#### Given information ####
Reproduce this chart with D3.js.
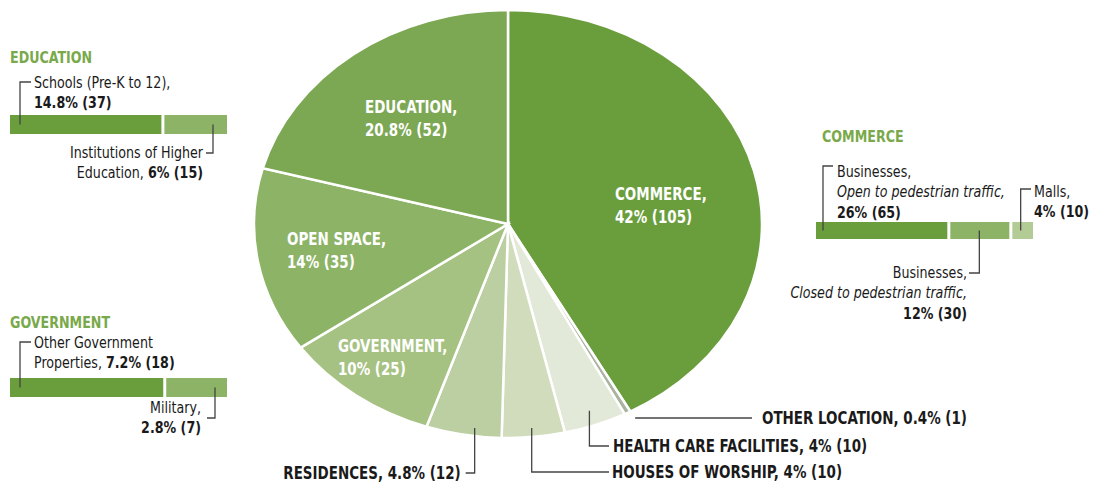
<!DOCTYPE html>
<html>
<head>
<meta charset="utf-8">
<script src="https://cdn.jsdelivr.net/npm/d3@7"></script>
<style>
  body { margin: 0; background: #fff; }
  svg text { font-family: "Liberation Sans Narrow", "DejaVu Sans Condensed", sans-serif; fill: #1a1a1a; }
</style>
</head>
<body>
<div id="chart"></div>
<script>
// --- data ---
const categories = ["COMMERCE", "OTHER LOCATION", "HEALTH CARE FACILITIES", "HOUSES OF WORSHIP",
  "RESIDENCES", "GOVERNMENT", "OPEN SPACE", "EDUCATION"];
const counts = [105, 1, 10, 10, 12, 25, 35, 52];
const percents = ["42%", "0.4%", "4%", "4%", "4.8%", "10%", "14%", "20.8%"];
const sliceColors = ["#6a9e3d", "#a9b3a0", "#e3e9d8", "#d0dcbc", "#bccfa2", "#a6c283", "#8cb366", "#7ca753"];

const eduParts = ["Schools (Pre-K to 12)", "Institutions of Higher Education"];
const eduCounts = [37, 15];
const eduPct = ["14.8%", "6%"];

const govParts = ["Other Government Properties", "Military"];
const govCounts = [18, 7];
const govPct = ["7.2%", "2.8%"];

const comParts = ["Businesses, Open to pedestrian traffic", "Businesses, Closed to pedestrian traffic", "Malls"];
const comCounts = [65, 30, 10];
const comPct = ["26%", "12%", "4%"];

const width = 1093, height = 485;
const squeeze = 0.88; // condensed look for the fallback font

const svg = d3.select("#chart").append("svg")
  .attr("width", width).attr("height", height);

// text placed at x,y and narrowed horizontally
function addText(x, y, anchor) {
  return svg.append("text")
    .attr("transform", `translate(${x},${y}) scale(${squeeze},1)`)
    .attr("text-anchor", anchor || "start");
}

// --- pie (slightly squashed, like the original) ---
const cx = 508, cy = 224, rx = 254, ry = 214;
const pieData = d3.pie().sort(null).value((d) => d.v)(
  counts.map((v, i) => ({ v, i }))
);
const arc = d3.arc().innerRadius(0).outerRadius(rx);

svg.append("g")
  .attr("transform", `translate(${cx},${cy}) scale(1,${ry / rx})`)
  .selectAll("path")
  .data(pieData)
  .join("path")
  .attr("d", arc)
  .attr("fill", (d) => sliceColors[d.data.i])
  .attr("stroke", "#fff")
  .attr("stroke-width", 2.5)
  .attr("vector-effect", "non-scaling-stroke");

// point on the ellipse at a given angle and radius fraction
function pt(angle, f) {
  return [cx + rx * f * Math.sin(angle), cy - ry * f * Math.cos(angle)];
}

// white labels inside the big slices
const inside = [
  { i: 0, x: 615, y: 200 },
  { i: 7, x: 365, y: 113 },
  { i: 6, x: 287, y: 245 },
  { i: 5, x: 338, y: 352 }
];
inside.forEach((l) => {
  const t = addText(l.x, l.y)
    .style("font-size", "17px").style("font-weight", "bold")
    .style("fill", "#fff");
  t.append("tspan").attr("x", 0).text(categories[l.i] + ",");
  t.append("tspan").attr("x", 0).attr("dy", 23)
    .text(`${percents[l.i]} (${counts[l.i]})`);
});

// outside labels for small slices with leader lines
const line = d3.line();
function outsideLabel(i, path, tx, ty, anchor) {
  svg.append("path").attr("d", line(path))
    .attr("fill", "none").attr("stroke", "#444").attr("stroke-width", 1.3);
  addText(tx, ty, anchor)
    .style("font-size", "17px").style("font-weight", "bold")
    .text(`${categories[i]}, ${percents[i]} (${counts[i]})`);
}
{
  const a = (d) => (d.startAngle + d.endAngle) / 2;
  // other location
  let p = pt(a(pieData[1]), 1.03);
  outsideLabel(1, [[p[0] + 4, 418], [752, 418]], 762, 424, "start");
  // health care
  p = pt(a(pieData[2]), 0.93);
  outsideLabel(2, [[p[0], p[1]], [p[0], 446], [609, 446]], 613, 452, "start");
  // houses of worship
  p = pt(a(pieData[3]), 0.93);
  outsideLabel(3, [[p[0], p[1] + 6], [p[0], 472], [609, 472]], 612, 478, "start");
  // residences
  p = pt(a(pieData[4]), 0.93);
  outsideLabel(4, [[p[0] + 8, p[1] + 8], [p[0] + 8, 473], [p[0] - 1, 473]], p[0] - 6, 479, "end");
}

// --- breakdown bars ---
const darkBar = "#6a9e3d", midBar = "#8cb366", lightBar = "#b3cb95";

function breakdown(opts) {
  const total = d3.sum(opts.counts);
  const x = d3.scaleLinear().domain([0, total]).range([opts.x, opts.x + 217]);
  let acc = 0;
  const segs = opts.counts.map((c) => {
    const s = { x0: x(acc), x1: x(acc + c) };
    acc += c;
    return s;
  });
  svg.append("g").selectAll("rect").data(segs).join("rect")
    .attr("x", (d) => d.x0)
    .attr("y", opts.y)
    .attr("width", (d, i) => d.x1 - d.x0 - (i < segs.length - 1 ? 3 : 0))
    .attr("height", opts.h)
    .attr("fill", (d, i) => opts.colors[i]);

  addText(opts.hx, opts.hy)
    .style("font-size", "16px").style("font-weight", "bold")
    .style("fill", "#79a94a").text(opts.title);

  opts.notes.forEach((n) => {
    const s = segs[n.seg];
    const bx = n.where === "left" ? s.x0 + n.off : n.where === "right" ? s.x1 - n.off : (s.x0 + s.x1) / 2 - 2;
    const by = opts.y + opts.h / 2;
    svg.append("path")
      .attr("d", line([[bx, by], [bx, n.ly], [n.lx, n.ly]]))
      .attr("fill", "none").attr("stroke", "#444").attr("stroke-width", 1.3);
    const t = addText(n.tx, n.ty, n.anchor).style("font-size", "16px");
    n.lines.forEach((ln, k) => {
      const row = t.append("tspan").attr("x", 0).attr("dy", k === 0 ? 0 : 20.5);
      ln.forEach((part) => {
        row.append("tspan")
          .style("font-weight", part.b ? "bold" : "normal")
          .style("font-style", part.it ? "italic" : "normal")
          .text(part.t);
      });
    });
  });
}

breakdown({
  title: "EDUCATION", hx: 10, hy: 63,
  x: 10, y: 115, h: 19, counts: eduCounts, colors: [darkBar, midBar],
  notes: [
    { seg: 0, where: "left", off: 10, ly: 82, lx: 31, tx: 34, ty: 88, anchor: "start",
      lines: [[{ t: "Schools (Pre-K to 12)," }], [{ t: `${eduPct[0]} (${eduCounts[0]})`, b: true }]] },
    { seg: 1, where: "right", off: 14, ly: 153, lx: 206, tx: 203, ty: 158, anchor: "end",
      lines: [[{ t: "Institutions of Higher" }], [{ t: "Education, " }, { t: `${eduPct[1]} (${eduCounts[1]})`, b: true }]] }
  ]
});

breakdown({
  title: "GOVERNMENT", hx: 10, hy: 328,
  x: 10, y: 378, h: 19, counts: govCounts, colors: [darkBar, midBar],
  notes: [
    { seg: 0, where: "left", off: 10, ly: 342, lx: 31, tx: 34, ty: 348, anchor: "start",
      lines: [[{ t: "Other Government" }], [{ t: "Properties, " }, { t: `${govPct[0]} (${govCounts[0]})`, b: true }]] },
    { seg: 1, where: "right", off: 12, ly: 418, lx: 207, tx: 201, ty: 413, anchor: "end",
      lines: [[{ t: "Military," }], [{ t: `${govPct[1]} (${govCounts[1]})`, b: true }]] }
  ]
});

breakdown({
  title: "COMMERCE", hx: 822, hy: 142,
  x: 816, y: 222, h: 17, counts: comCounts, colors: [darkBar, midBar, lightBar],
  notes: [
    { seg: 0, where: "left", off: 7, ly: 166, lx: 833, tx: 837, ty: 177, anchor: "start",
      lines: [[{ t: "Businesses," }], [{ t: "Open to pedestrian traffic,", it: true }], [{ t: `${comPct[0]} (${comCounts[0]})`, b: true }]] },
    { seg: 1, where: "mid", off: 0, ly: 273, lx: 969, tx: 967, ty: 278, anchor: "end",
      lines: [[{ t: "Businesses," }], [{ t: "Closed to pedestrian traffic,", it: true }], [{ t: `${comPct[1]} (${comCounts[1]})`, b: true }]] },
    { seg: 2, where: "mid", off: 0, ly: 189, lx: 1031, tx: 1034, ty: 197, anchor: "start",
      lines: [[{ t: "Malls," }], [{ t: `${comPct[2]} (${comCounts[2]})`, b: true }]] }
  ]
});
</script>
</body>
</html>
####
*Instruction:*
Return nothing but the lines running from the start of the data to the line with "const squeeze = 0.88;", please, both ends included and no pictures.

*Answer to the task:*
Reproduce this chart with D3.js.
<!DOCTYPE html>
<html>
<head>
<meta charset="utf-8">
<script src="https://cdn.jsdelivr.net/npm/d3@7"></script>
<style>
  body { margin: 0; background: #fff; }
  svg text { font-family: "Liberation Sans Narrow", "DejaVu Sans Condensed", sans-serif; fill: #1a1a1a; }
</style>
</head>
<body>
<div id="chart"></div>
<script>
// --- data ---
const categories = ["COMMERCE", "OTHER LOCATION", "HEALTH CARE FACILITIES", "HOUSES OF WORSHIP",
  "RESIDENCES", "GOVERNMENT", "OPEN SPACE", "EDUCATION"];
const counts = [105, 1, 10, 10, 12, 25, 35, 52];
const percents = ["42%", "0.4%", "4%", "4%", "4.8%", "10%", "14%", "20.8%"];
const sliceColors = ["#6a9e3d", "#a9b3a0", "#e3e9d8", "#d0dcbc", "#bccfa2", "#a6c283", "#8cb366", "#7ca753"];

const eduParts = ["Schools (Pre-K to 12)", "Institutions of Higher Education"];
const eduCounts = [37, 15];
const eduPct = ["14.8%", "6%"];

const govParts = ["Other Government Properties", "Military"];
const govCounts = [18, 7];
const govPct = ["7.2%", "2.8%"];

const comParts = ["Businesses, Open to pedestrian traffic", "Businesses, Closed to pedestrian traffic", "Malls"];
const comCounts = [65, 30, 10];
const comPct = ["26%", "12%", "4%"];

const width = 1093, height = 485;
const squeeze = 0.88; // condensed look for the fallback font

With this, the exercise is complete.